Se ci si limitasse a queste osservazioni, non dovremmo preoccuparci più di tanto degli allarmi sull’innalzamento del clima cui siano costantemente soggetti nei nostri giorni: si tratterebbe di cambiamenti ciclici naturali cui non è possibile porre rimedio.
Tuttavia, negli ultimi 150 anni, e cioè più o meno con l’inizio dell’era industriale, la temperatura media del pianeta si è innalzata pericolosamente. Più esattamente, dal 1880 al 2012 l’aumento medio è stato di 0.85 gradi centigradi, e altrettanto indicativo è che ben 16 anni tra i primi venti più caldi (dal 1800) siano successivi al 1980.
Fare previsioni accurate sul futuro è particolarmente complicato considerate le numerose variabili ma le differenti ipotesi formulate dagli scienziati prevedono variazioni possibili entro il 2100 tra più 0,3 gradi centigradi a più 1,7 nella versione più ottimista, mentre quella più pessimista arriva addirittura a ipotizzare un range compreso tra 2,6 e 4,8 gradi centigradi.

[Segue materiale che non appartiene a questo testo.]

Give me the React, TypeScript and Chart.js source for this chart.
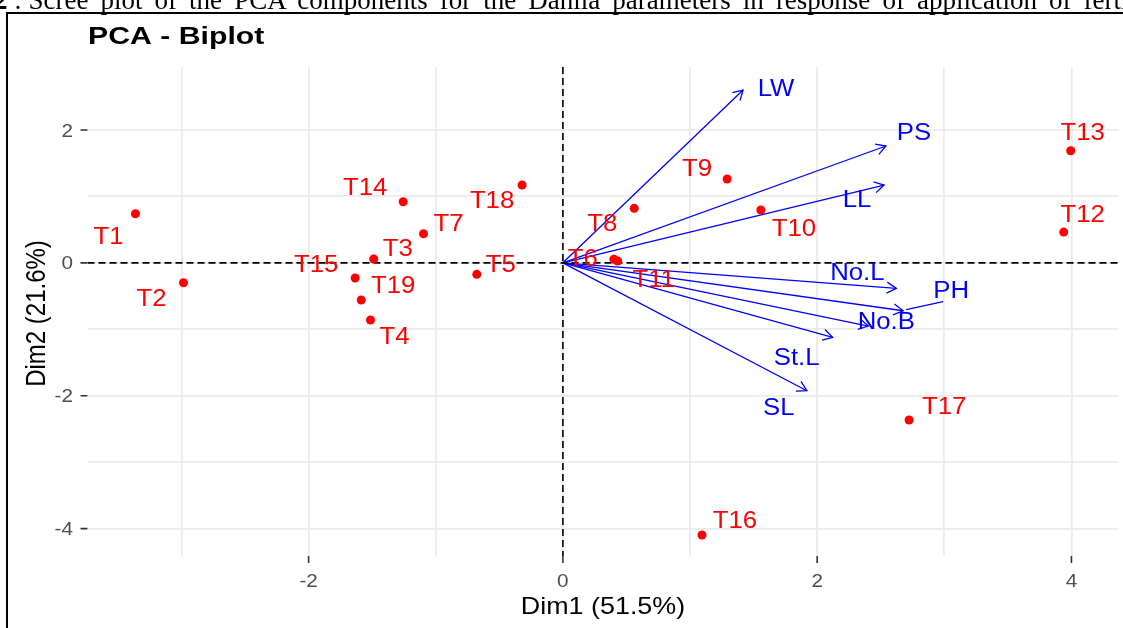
import React, { useEffect, useRef } from 'react';
import { Chart, registerables } from 'chart.js';

Chart.register(...registerables);

// ---- data ----
const individuals = ['T1', 'T2', 'T3', 'T4', 'T5', 'T6', 'T7', 'T8', 'T9', 'T10', 'T11', 'T12', 'T13', 'T14', 'T15', 'T16', 'T17', 'T18', 'T19'];
const indDim1 = [-3.362, -2.984, -1.488, -1.513, -0.677, 0.401, -1.096, 0.561, 1.292, 1.557, 0.431, 3.939, 3.994, -1.256, -1.634, 1.094, 2.723, -0.321, -1.586];
const indDim2 = [0.739, -0.299, 0.057, -0.861, -0.173, 0.053, 0.438, 0.82, 1.261, 0.795, 0.027, 0.463, 1.687, 0.919, -0.229, -4.096, -2.366, 1.171, -0.56];

const variables = ['LW', 'PS', 'LL', 'No.L', 'PH', 'No.B', 'St.L', 'SL'];
const varDim1 = [1.417, 2.541, 2.526, 2.623, 2.676, 2.402, 2.122, 1.919];
const varDim2 = [2.6, 1.758, 1.171, -0.384, -0.721, -0.951, -1.121, -1.925];

const xTickLabels = ['-2', '0', '2', '4'];
const yTickLabels = ['2', '0', '-2', '-4'];

const chartTitle = 'PCA - Biplot';
const xAxisTitle = 'Dim1 (51.5%)';
const yAxisTitle = 'Dim2 (21.6%)';

// ---- label layout (pixel offsets of label centres from their mark) ----
const indLabelOffset: [number, number][] = [
  [-27, 22], [-32, 15], [24, -11], [24, 16], [24, -11], [-31, -2], [25, -11], [-32, 14], [-30, -11], [33, 18],
  [36, 18], [19, -18], [12, -19], [-38, -15], [-39, -14], [33, -15], [35, -14], [-30, 15], [32, -15],
];
const varLabelOffset: [number, number][] = [
  [33, -2], [28, -14], [-27, 14], [-39, -17], [48, -21], [18, -5], [-36, 19], [-28, 16],
];

const SANS = '"Liberation Sans", Arial, sans-serif';
const RED = '#ff0000';
const BLUE = '#0000ff';

function drawText(
  ctx: CanvasRenderingContext2D,
  text: string,
  x: number,
  y: number,
  font: string,
  color: string,
  align: 'left' | 'center' | 'right',
  sx: number
) {
  ctx.save();
  ctx.font = font;
  ctx.fillStyle = color;
  ctx.textBaseline = 'alphabetic';
  ctx.textAlign = 'left';
  const w = ctx.measureText(text).width * sx;
  const left = align === 'center' ? x - w / 2 : align === 'right' ? x - w : x;
  ctx.translate(left, y);
  ctx.scale(sx, 1);
  ctx.fillText(text, 0, 0);
  ctx.restore();
}

export default function App() {
  const ref = useRef<HTMLCanvasElement>(null);

  useEffect(() => {
    const canvas = ref.current;
    if (!canvas) return;

    const pointData = indDim1.map((x, i) => ({ x, y: indDim2[i] }));
    const arrowSets = variables.map((v, i) => ({
      type: 'line' as const,
      label: v,
      data: [
        { x: 0, y: 0 },
        { x: varDim1[i], y: varDim2[i] },
      ],
      borderColor: BLUE,
      borderWidth: 1.3,
      pointRadius: 0,
      showLine: true,
      fill: false,
      tension: 0,
    }));

    const biplot = {
      id: 'biplot',
      beforeDatasetDraw(chart: any, args: any) {
        if (args.index !== 0) return;
        const ctx: CanvasRenderingContext2D = chart.ctx;
        const ca = chart.chartArea;
        const xs = chart.scales.x;
        const ys = chart.scales.y;
        ctx.save();
        ctx.beginPath();
        ctx.rect(ca.left, ca.top, ca.right - ca.left, ca.bottom - ca.top);
        ctx.clip();
        // arrow heads
        const ox = xs.getPixelForValue(0);
        const oy = ys.getPixelForValue(0);
        ctx.strokeStyle = BLUE;
        ctx.lineWidth = 1.3;
        varDim1.forEach((vx, i) => {
          const tx = xs.getPixelForValue(vx);
          const ty = ys.getPixelForValue(varDim2[i]);
          const ang = Math.atan2(ty - oy, tx - ox);
          const L = 11;
          const a = Math.PI / 6;
          ctx.beginPath();
          ctx.moveTo(tx - L * Math.cos(ang - a), ty - L * Math.sin(ang - a));
          ctx.lineTo(tx, ty);
          ctx.lineTo(tx - L * Math.cos(ang + a), ty - L * Math.sin(ang + a));
          ctx.stroke();
        });
        // dashed axis lines
        ctx.strokeStyle = '#000000';
        ctx.lineWidth = 1.6;
        ctx.setLineDash([7, 4]);
        ctx.beginPath();
        ctx.moveTo(ca.left, oy);
        ctx.lineTo(ca.right, oy);
        ctx.moveTo(ox, ca.top);
        ctx.lineTo(ox, ca.bottom);
        ctx.stroke();
        ctx.restore();
      },
      afterDatasetsDraw(chart: any) {
        const ctx: CanvasRenderingContext2D = chart.ctx;
        const xs = chart.scales.x;
        const ys = chart.scales.y;
        const labelFont = `23px ${SANS}`;
        const capHalf = 0.716 * 23 / 2;
        // PH connector segment
        const phIndex = variables.indexOf('PH');
        if (phIndex >= 0) {
          const tx = xs.getPixelForValue(varDim1[phIndex]);
          const ty = ys.getPixelForValue(varDim2[phIndex]);
          ctx.save();
          ctx.strokeStyle = BLUE;
          ctx.lineWidth = 1.3;
          ctx.beginPath();
          ctx.moveTo(tx + 3, ty - 1);
          ctx.lineTo(tx + 40, ty - 9);
          ctx.stroke();
          ctx.restore();
        }
        individuals.forEach((name, i) => {
          const px = xs.getPixelForValue(indDim1[i]);
          const py = ys.getPixelForValue(indDim2[i]);
          const [dx, dy] = indLabelOffset[i];
          drawText(ctx, name, px + dx, py + dy + capHalf, labelFont, RED, 'center', 1.12);
        });
        variables.forEach((name, i) => {
          const px = xs.getPixelForValue(varDim1[i]);
          const py = ys.getPixelForValue(varDim2[i]);
          const [dx, dy] = varLabelOffset[i];
          drawText(ctx, name, px + dx, py + dy + capHalf, labelFont, BLUE, 'center', 1.12);
        });
      },
      afterDraw(chart: any) {
        const ctx: CanvasRenderingContext2D = chart.ctx;
        const ca = chart.chartArea;
        const xs = chart.scales.x;
        const ys = chart.scales.y;
        // tick marks
        ctx.save();
        ctx.strokeStyle = '#333333';
        ctx.lineWidth = 1.6;
        ctx.beginPath();
        xTickLabels.forEach((t) => {
          const px = xs.getPixelForValue(Number(t));
          ctx.moveTo(px, ca.bottom);
          ctx.lineTo(px, ca.bottom + 7);
        });
        yTickLabels.forEach((t) => {
          const py = ys.getPixelForValue(Number(t));
          ctx.moveTo(ca.left - 7, py);
          ctx.lineTo(ca.left, py);
        });
        ctx.stroke();
        ctx.restore();
        // tick labels
        const tickFont = `18.5px ${SANS}`;
        xTickLabels.forEach((t) => {
          const px = xs.getPixelForValue(Number(t));
          drawText(ctx, t, px, ca.bottom + 31, tickFont, '#4d4d4d', 'center', 1.12);
        });
        yTickLabels.forEach((t) => {
          const py = ys.getPixelForValue(Number(t));
          drawText(ctx, t, ca.left - 14.5, py + 6.6, tickFont, '#4d4d4d', 'right', 1.12);
        });
        // axis titles
        const axisFont = `24px ${SANS}`;
        drawText(ctx, xAxisTitle, (ca.left + ca.right) / 2, ca.bottom + 58, axisFont, '#000000', 'center', 1.12);
        ctx.save();
        ctx.font = axisFont;
        const yw = ctx.measureText(yAxisTitle).width;
        ctx.translate(45, (ca.top + ca.bottom) / 2 + 2);
        ctx.scale(1.12, 1);
        ctx.rotate(-Math.PI / 2);
        ctx.fillStyle = '#000000';
        ctx.textBaseline = 'alphabetic';
        ctx.fillText(yAxisTitle, -yw / 2, 0);
        ctx.restore();
        // plot title
        drawText(ctx, chartTitle, 88, 44, `bold 24px ${SANS}`, '#000000', 'left', 1.26);
      },
    };

    const chart = new Chart(canvas, {
      type: 'scatter',
      data: {
        datasets: [
          {
            type: 'scatter' as const,
            label: 'individuals',
            data: pointData,
            backgroundColor: RED,
            borderWidth: 0,
            pointRadius: 4.5,
            pointHoverRadius: 4.5,
          },
          ...arrowSets,
        ] as any,
      },
      options: {
        responsive: false,
        devicePixelRatio: 1,
        animation: false,
        events: [],
        layout: { padding: { top: 67, left: 0, right: 0, bottom: 0 } },
        plugins: {
          legend: { display: false },
          tooltip: { enabled: false },
          title: { display: false },
        },
        scales: {
          x: {
            type: 'linear',
            min: -3.739,
            max: 4.37,
            afterBuildTicks: (scale: any) => {
              const t = [];
              for (let v = Math.ceil(scale.min); v <= Math.floor(scale.max); v++) t.push({ value: v });
              scale.ticks = t;
            },
            afterFit: (scale: any) => {
              scale.height = 72;
            },
            ticks: { display: false },
            grid: { color: '#ebebeb', lineWidth: 1.8, drawTicks: false },
            border: { display: false },
          },
          y: {
            type: 'linear',
            min: -4.412,
            max: 2.947,
            afterBuildTicks: (scale: any) => {
              const t = [];
              for (let v = Math.ceil(scale.min); v <= Math.floor(scale.max); v++) t.push({ value: v });
              scale.ticks = t;
            },
            afterFit: (scale: any) => {
              scale.width = 87.5;
            },
            ticks: { display: false },
            grid: { color: '#ebebeb', lineWidth: 1.8, drawTicks: false },
            border: { display: false },
          },
        },
      } as any,
      plugins: [biplot],
    });

    return () => {
      chart.destroy();
    };
  }, []);

  return (
    <div
      style={{
        position: 'fixed',
        left: 0,
        top: 0,
        width: 1123,
        height: 628,
        overflow: 'hidden',
        background: '#ffffff',
      }}
    >
      <canvas
        ref={ref}
        width={1123}
        height={628}
        style={{ position: 'absolute', left: 0, top: 0, width: 1123, height: 628 }}
      />
      <div
        style={{
          position: 'absolute',
          left: -6,
          top: -13,
          whiteSpace: 'nowrap',
          fontFamily: '"Liberation Serif", "Times New Roman", serif',
          fontSize: 27,
          lineHeight: '27px',
          color: '#000000',
        }}
      >
        <b>2</b> : <span style={{ wordSpacing: 5.3 }}>Scree plot of the PCA components for the Dahlia parameters in response of application of fertilizers</span>
      </div>
      <div
        style={{
          position: 'absolute',
          left: 6,
          top: 12,
          width: 2000,
          height: 2000,
          borderLeft: '2px solid #000000',
          borderTop: '2px solid #000000',
        }}
      />
    </div>
  );
}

L’Agosto appena passato è stato di 0,88 gradi sopra la media rispetto a tutto il ventesimo secolo e la temperatura dei mari e degli oceani nel periodo gennaio-agosto 2015 ha segnato un record dal 1980 con 0,85 gradi sopra le medie.
Queste possibili variazioni sono giudicate molto preoccupanti perché lo scioglimento dei ghiacci dell’Artico e soprattutto dell’Antartide causerebbe un enorme innalzamento dei mari (ai danni di molte delle terre emerse) e innescherebbe ulteriori e più accelerati processi di riscaldamento.
Più vicino a noi, e quindi più immediato per la nostra vita quotidiana è l’effetto già in corso sui ghiacciai alpini. Dal 1300 al 1850 la loro estensione è sempre andata crescendo, ma da quel momento in poi han cominciato a ridursi. Qualche esempio: nel 1850 la loro superficie corrispondeva a 4500 km quadrati, negli anni settanta era di 2900, nel 2004 era già scesa a 2000 km quadrati e oggi siamo attorno ai 1800. Per quanto riguarda l’Italia, alla fine degli anni ’50, la superficie dei nostri ghiacciai corrispondeva a 527 km quadrati, nel 2011 era già ridotta di circa il 30%, arrivando a 370 km quadrati.
Poiché variazioni climatiche importanti sono avvenute, come abbiamo visto, in tutte le epoche, è impossibile attribuire a una sola causa conosciuta la ragione degli attuali cambiamenti e le ipotesi probabili vanno dalle eruzioni vulcaniche a spostamento dell’asse terrestre, all’attività’ solare e altro ancora.
Tuttavia, il fatto che l’impennata dell’aumento di temperature sia cominciata proprio in coincidenza con la rivoluzione industriale e che l’incremento sia andato ingigantendosi con l’aumento dei consumi dei combustibili fossili non puo’ passare inosservato. O si tratta di una pura coincidenza oppure l’effetto serra che viviamo durante i nostri anni è dovuto, almeno in parte, proprio all’azione dell’uomo. Nel primo caso nulla possiamo fare, salvo qualche nuova scoperta oggi inimmaginabile. Nel secondo caso dobbiamo prendere atto che l’aumento globale della popolazione, gli allevamenti intensivi di animali, la costante distruzione di grandi superfici di foreste e l’enorme uso, tuttora in crescita, di gas, petrolio e carbone, sono almeno corresponsabili. Sarebbe allora necessario fare almeno quello che si puo’.
Per questa ragione e per contribuire a far conoscere la realtà del fenomeno che stiamo vivendo, anche alcune università italiane hanno deciso di lanciare il programma “Settimana del pianeta Terra. L’Italia alla scoperta delle geoscienze — una società più informata è una società più coinvolta”. Il merito va ai professori Seno e Seppi dell’Università’ di Pavia e al prof. Coccionidell’Università’ di Urbino.